EXERCISE MATERIALS:
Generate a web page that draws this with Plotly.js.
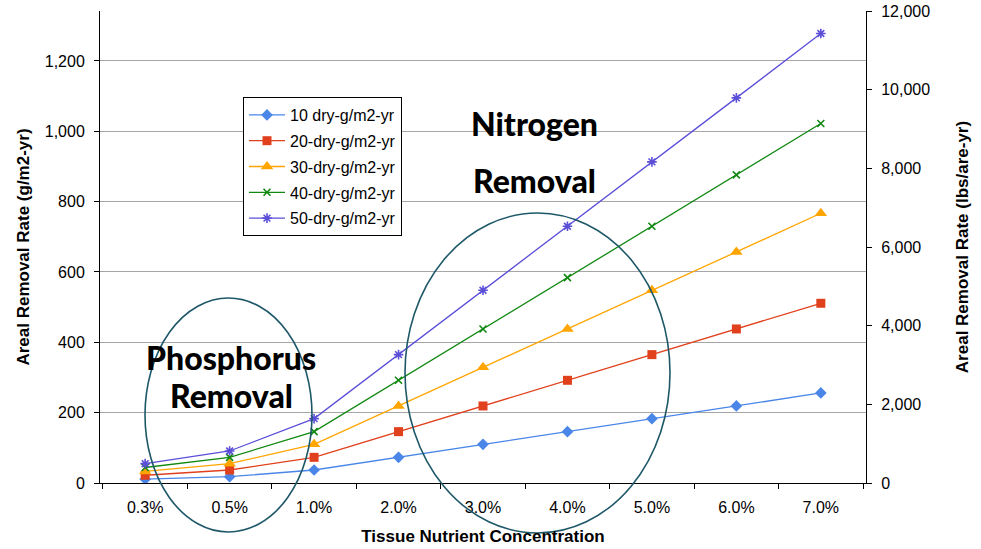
<!DOCTYPE html>
<html>
<head>
<meta charset="utf-8">
<script src="https://cdn.plot.ly/plotly-3.0.1.min.js"></script>
<style>html,body{margin:0;padding:0;background:#fff;}#chart{width:981px;height:549px;}</style>
</head>
<body>
<div id="chart"></div>
<script>
const categories = ["0.3%", "0.5%", "1.0%", "2.0%", "3.0%", "4.0%", "5.0%", "6.0%", "7.0%"];
const seriesNames = ["10 dry-g/m2-yr", "20-dry-g/m2-yr", "30-dry-g/m2-yr", "40-dry-g/m2-yr", "50-dry-g/m2-yr"];
const s10 = [11, 18, 37, 73, 110, 146, 183, 219, 256];
const s20 = [22, 37, 73, 146, 219, 292, 365, 438, 511];
const s30 = [33, 55, 110, 219, 329, 438, 548, 657, 767];
const s40 = [44, 73, 146, 292, 438, 584, 730, 876, 1022];
const s50 = [55, 91, 183, 365, 548, 730, 913, 1095, 1278];
const leftTicks = [0, 200, 400, 600, 800, 1000, 1200];
const rightTicks = [0, 2000, 4000, 6000, 8000, 10000, 12000];

const colors = ["#4a86e8", "#e0401c", "#ffa500", "#118811", "#5b4fd8"];
const symbols = ["diamond", "square", "triangle-up", "x-thin-open", "asterisk-open"];
const sizes = [9, 9, 11, 7, 8];
const allSeries = [s10, s20, s30, s40, s50];

const traces = allSeries.map((vals, i) => ({
  x: categories, y: vals, type: "scatter", mode: "lines+markers",
  name: seriesNames[i], legendgroup: "g" + i,
  line: {color: colors[i], width: 1.3},
  marker: {symbol: symbols[i], size: sizes[i], color: colors[i], line: {color: colors[i], width: (i >= 3 ? 1.6 : 0)}}
}));
traces.push({x: categories, y: categories.map(() => null), yaxis: "y2", type: "scatter", mode: "none", showlegend: false, hoverinfo: "skip"});

const ellColor = "#1e5868";
const bigFont = {family: "Lato, sans-serif", size: 32, weight: 900, color: "#000"};
const W = 766, H = 472;
const px = v => (v - 100) / W, py = v => (483 - v) / H;
const layout = {
  width: 981, height: 549,
  margin: {l: 100, r: 115, t: 11, b: 66},
  paper_bgcolor: "#fff", plot_bgcolor: "#fff",
  font: {family: "Arial, Liberation Sans, sans-serif", size: 16, color: "#000"},
  separators: ".,",
  showlegend: true,
  legend: {x: px(243), y: py(97), xanchor: "left", yanchor: "top", bgcolor: "#fff",
           bordercolor: "#000", borderwidth: 1, font: {size: 16}, tracegroupgap: 2, itemwidth: 36},
  xaxis: {type: "category", tickvals: categories, showline: true, linecolor: "#000", linewidth: 1,
          ticks: "outside", ticklen: 5, tickcolor: "#000", tickson: "boundaries", ticklabelstandoff: 10,
          showgrid: false, zeroline: false, tickfont: {size: 16},
          title: {text: "<b>Tissue Nutrient Concentration</b>", font: {size: 17}, standoff: 14}},
  yaxis: {range: [0, 1342], tickvals: leftTicks, tickformat: ",d", showline: true, linecolor: "#000",
          ticks: "outside", ticklen: 5, tickcolor: "#000", ticklabelstandoff: 6,
          showgrid: true, gridcolor: "#a6a6a6", gridwidth: 1,
          zeroline: false, tickfont: {size: 16},
          title: {text: "<b>Areal Removal Rate (g/m2-yr)</b>", font: {size: 17}, standoff: 10}},
  yaxis2: {overlaying: "y", side: "right", range: [0, 12000], tickvals: rightTicks, tickformat: ",d",
           showline: true, linecolor: "#000", ticks: "outside", ticklen: 5, tickcolor: "#000", ticklabelstandoff: 6,
           showgrid: false, zeroline: false, tickfont: {size: 16},
           title: {text: "<b>Areal Removal Rate (lbs/are-yr)</b>", font: {size: 17}, standoff: 26}},
  shapes: [
    {type: "circle", xref: "paper", yref: "paper", x0: px(145), x1: px(312),
     y0: py(532), y1: py(298), line: {color: ellColor, width: 1.6}},
    {type: "circle", xref: "paper", yref: "paper", x0: px(405), x1: px(670),
     y0: py(533), y1: py(213), line: {color: ellColor, width: 1.6}}
  ],
  annotations: [
    {text: "Nitrogen", x: px(534), y: py(123)},
    {text: "Removal", x: px(534), y: py(180)},
    {text: "Phosphorus", x: px(231), y: py(357)},
    {text: "Removal", x: px(231), y: py(396)}
  ].map(a => Object.assign(a, {xref: "paper", yref: "paper", xanchor: "center", yanchor: "middle",
                               showarrow: false, font: bigFont}))
};
Plotly.newPlot("chart", traces, layout, {displayModeBar: false, staticPlot: true});
</script>
</body>
</html>
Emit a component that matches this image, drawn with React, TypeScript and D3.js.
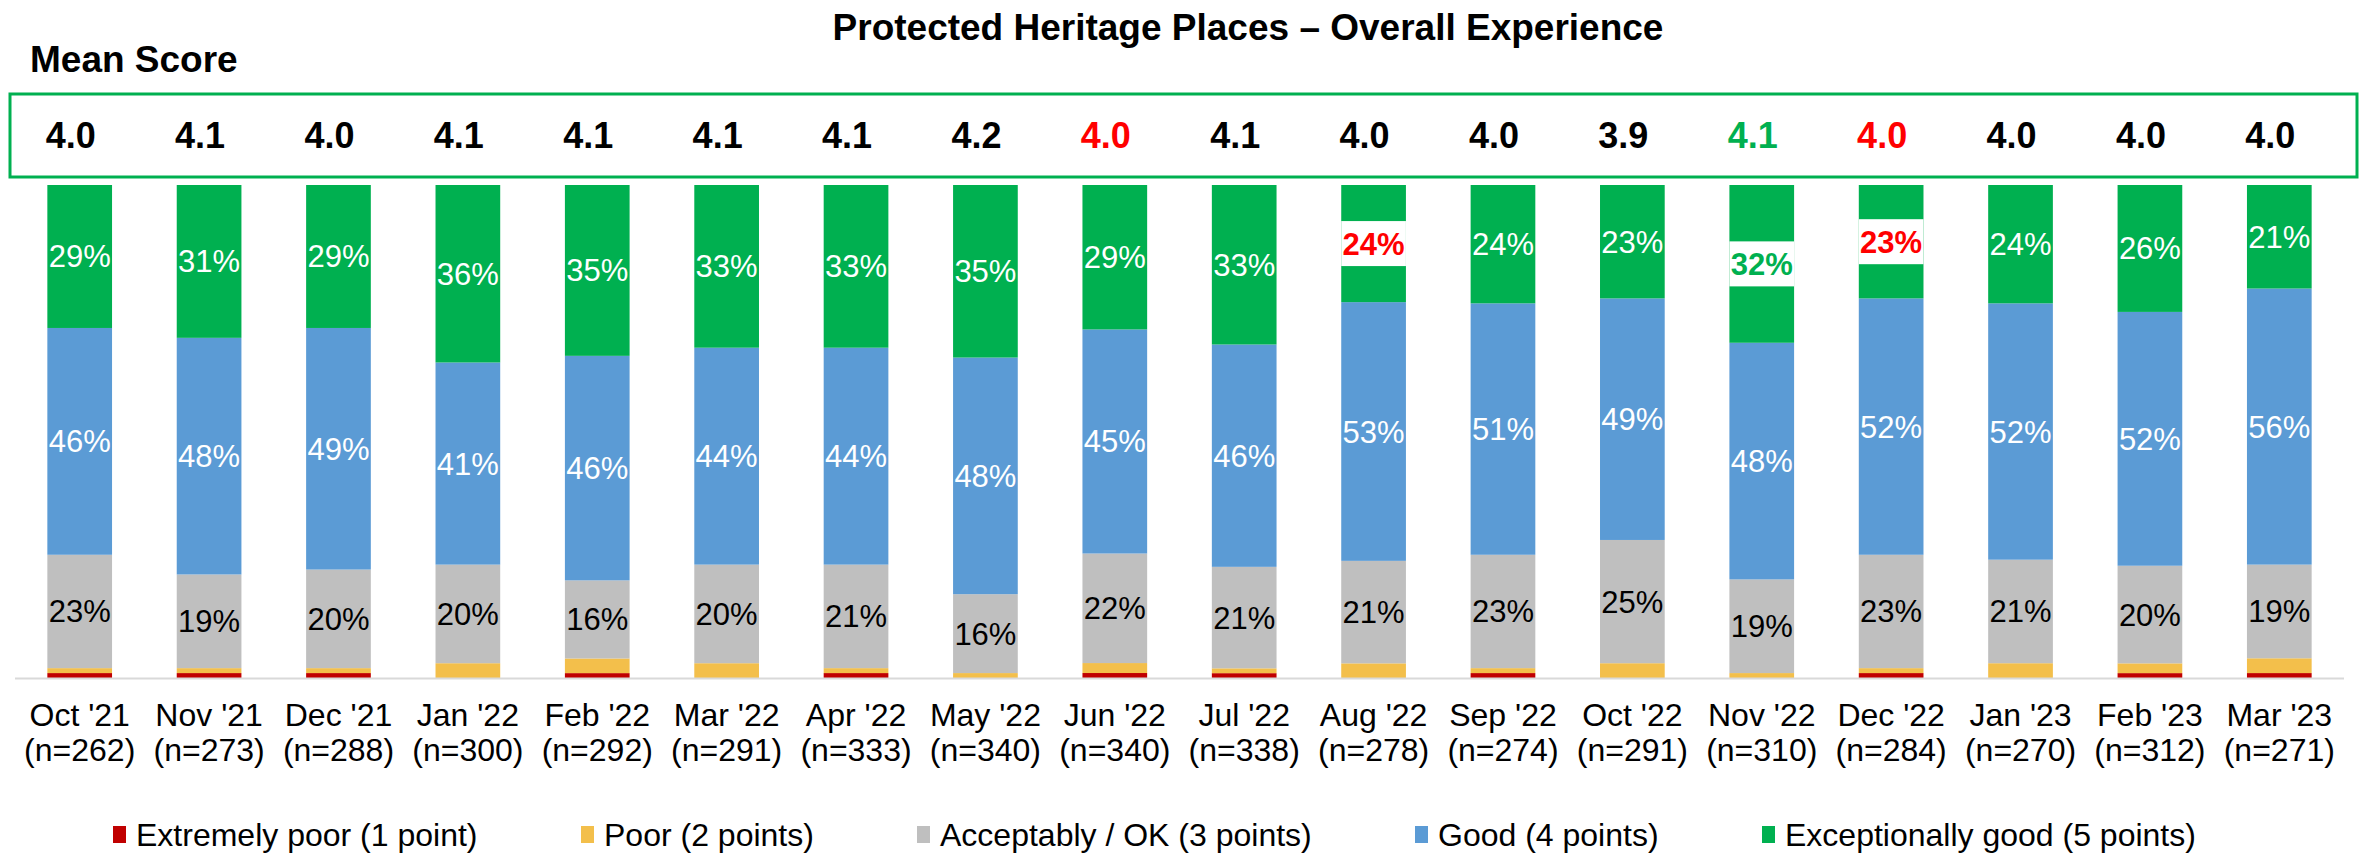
import React from "react";
import * as d3 from "d3";

const categories = ["Oct '21","Nov '21","Dec '21","Jan '22","Feb '22","Mar '22","Apr '22","May '22","Jun '22","Jul '22","Aug '22","Sep '22","Oct '22","Nov '22","Dec '22","Jan '23","Feb '23","Mar '23"];
const sampleSizes = [262,273,288,300,292,291,333,340,340,338,278,274,291,310,284,270,312,271];
const meanScores = [4.0,4.1,4.0,4.1,4.1,4.1,4.1,4.2,4.0,4.1,4.0,4.0,3.9,4.1,4.0,4.0,4.0,4.0];
const extremelyPoor = [1,1,1,0,1,0,1,0,1,1,0,1,0,0,1,0,1,1];
const poor = [1,1,1,3,3,3,1,1,2,1,3,1,3,1,1,3,2,3];
const acceptable = [23,19,20,20,16,20,21,16,22,21,21,23,25,19,23,21,20,19];
const good = [46,48,49,41,46,44,44,48,45,46,53,51,49,48,52,52,52,56];
const exceptional = [29,31,29,36,35,33,33,35,29,33,24,24,23,32,23,24,26,21];
// highlight flags: 0 = none, 1 = significantly lower (red), 2 = significantly higher (green)
const meanFlags = [0,0,0,0,0,0,0,0,1,0,0,0,0,2,1,0,0,0];
const topFlags = [0,0,0,0,0,0,0,0,0,0,1,0,0,2,1,0,0,0];

const seriesKeys = ["ep", "p", "ok", "g", "eg"];
const seriesNames = ["Extremely poor (1 point)", "Poor (2 points)", "Acceptably / OK (3 points)", "Good (4 points)", "Exceptionally good (5 points)"];
const seriesColors = ["#C00000", "#F3BF4B", "#BFBFBF", "#5B9BD5", "#00B050"];
const labelColors = [null, null, "#000000", "#FFFFFF", "#FFFFFF"];
const flagColors = ["#000000", "#FF0000", "#00B050"];

const W = 2366, H = 857;
const FONT = "'Liberation Sans', Arial, sans-serif";

export default function App() {
  const rows = categories.map((c, i) => ({
    cat: c,
    ep: extremelyPoor[i], p: poor[i], ok: acceptable[i], g: good[i], eg: exceptional[i],
  }));
  const stack = d3.stack<any>().keys(seriesKeys).offset(d3.stackOffsetExpand);
  const layers = stack(rows);

  const x = d3.scaleBand<string>().domain(categories).range([15, 2344]).paddingInner(0.5).paddingOuter(0.25);
  const y = d3.scaleLinear().domain([0, 1]).range([678, 185]);
  const bw = x.bandwidth();

  const legendX = [113, 581, 917, 1415, 1762];

  return (
    <svg width={W} height={H} style={{ position: "absolute", left: 0, top: 0 }} fontFamily={FONT}>
      <rect x={0} y={0} width={W} height={H} fill="#FFFFFF" />
      <text x={1248} y={40} textAnchor="middle" fontSize={37} fontWeight="bold" fill="#000">
        Protected Heritage Places – Overall Experience
      </text>
      <text x={30} y={72} fontSize={37} fontWeight="bold" fill="#000">Mean Score</text>
      <rect x={10} y={94} width={2347} height={83} fill="none" stroke="#00B050" strokeWidth={3} />
      {meanScores.map((m, i) => (
        <text key={"m" + i} x={(x(categories[i]) as number) + bw / 2 - 9} y={148} textAnchor="middle"
          fontSize={36} fontWeight="bold" fill={flagColors[meanFlags[i]]}>{m.toFixed(1)}</text>
      ))}

      {layers.map((layer, li) => (
        <g key={"l" + li} fill={seriesColors[li]}>
          {layer.map((d, i) => (
            <rect key={i} x={x(categories[i])} y={y(d[1])} width={bw} height={Math.max(0, y(d[0]) - y(d[1]))} />
          ))}
        </g>
      ))}

      {layers.map((layer, li) => labelColors[li] === null ? null : (
        <g key={"t" + li}>
          {layer.map((d, i) => {
            const cx = (x(categories[i]) as number) + bw / 2;
            const cy = (y(d[0]) + y(d[1])) / 2;
            const v = (rows[i] as any)[seriesKeys[li]];
            const flag = li === 4 ? topFlags[i] : 0;
            if (flag) {
              return (
                <g key={i}>
                  <rect x={cx - bw / 2} y={cy - 22.5} width={bw} height={45} fill="#FFFFFF" />
                  <text x={cx} y={cy + 11} textAnchor="middle" fontSize={31} fontWeight="bold" fill={flagColors[flag]}>{v}%</text>
                </g>
              );
            }
            return (
              <text key={i} x={cx} y={cy + 11} textAnchor="middle" fontSize={31} fill={labelColors[li] as string}>{v}%</text>
            );
          })}
        </g>
      ))}

      <line x1={15} x2={2344} y1={678.5} y2={678.5} stroke="#D9D9D9" strokeWidth={2} />

      {categories.map((c, i) => {
        const cx = (x(c) as number) + bw / 2;
        return (
          <g key={"x" + i}>
            <text x={cx} y={726} textAnchor="middle" fontSize={32} fill="#000">{c}</text>
            <text x={cx} y={761} textAnchor="middle" fontSize={32} fill="#000">(n={sampleSizes[i]})</text>
          </g>
        );
      })}

      {seriesNames.map((n, i) => (
        <g key={"lg" + i}>
          <rect x={legendX[i]} y={826} width={13} height={17} fill={seriesColors[i]} />
          <text x={legendX[i] + 23} y={846} fontSize={32} fill="#000">{n}</text>
        </g>
      ))}
    </svg>
  );
}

DIRECTIVE: Repeat exactly the lines from the start of the entries down to the line with "categories, y: categories.map(()", keeping both ends but none of the pictures.

OUTPUT BELOW:
Generate a web page that draws this with Plotly.js.
<!DOCTYPE html>
<html>
<head>
<meta charset="utf-8">
<script src="https://cdn.plot.ly/plotly-3.0.1.min.js"></script>
<style>html,body{margin:0;padding:0;background:#fff;}#chart{width:981px;height:549px;}</style>
</head>
<body>
<div id="chart"></div>
<script>
const categories = ["0.3%", "0.5%", "1.0%", "2.0%", "3.0%", "4.0%", "5.0%", "6.0%", "7.0%"];
const seriesNames = ["10 dry-g/m2-yr", "20-dry-g/m2-yr", "30-dry-g/m2-yr", "40-dry-g/m2-yr", "50-dry-g/m2-yr"];
const s10 = [11, 18, 37, 73, 110, 146, 183, 219, 256];
const s20 = [22, 37, 73, 146, 219, 292, 365, 438, 511];
const s30 = [33, 55, 110, 219, 329, 438, 548, 657, 767];
const s40 = [44, 73, 146, 292, 438, 584, 730, 876, 1022];
const s50 = [55, 91, 183, 365, 548, 730, 913, 1095, 1278];
const leftTicks = [0, 200, 400, 600, 800, 1000, 1200];
const rightTicks = [0, 2000, 4000, 6000, 8000, 10000, 12000];

const colors = ["#4a86e8", "#e0401c", "#ffa500", "#118811", "#5b4fd8"];
const symbols = ["diamond", "square", "triangle-up", "x-thin-open", "asterisk-open"];
const sizes = [9, 9, 11, 7, 8];
const allSeries = [s10, s20, s30, s40, s50];

const traces = allSeries.map((vals, i) => ({
  x: categories, y: vals, type: "scatter", mode: "lines+markers",
  name: seriesNames[i], legendgroup: "g" + i,
  line: {color: colors[i], width: 1.3},
  marker: {symbol: symbols[i], size: sizes[i], color: colors[i], line: {color: colors[i], width: (i >= 3 ? 1.6 : 0)}}
}));
traces.push({x: categories, y: categories.map(() => null), yaxis: "y2", type: "scatter", mode: "none", showlegend: false, hoverinfo: "skip"});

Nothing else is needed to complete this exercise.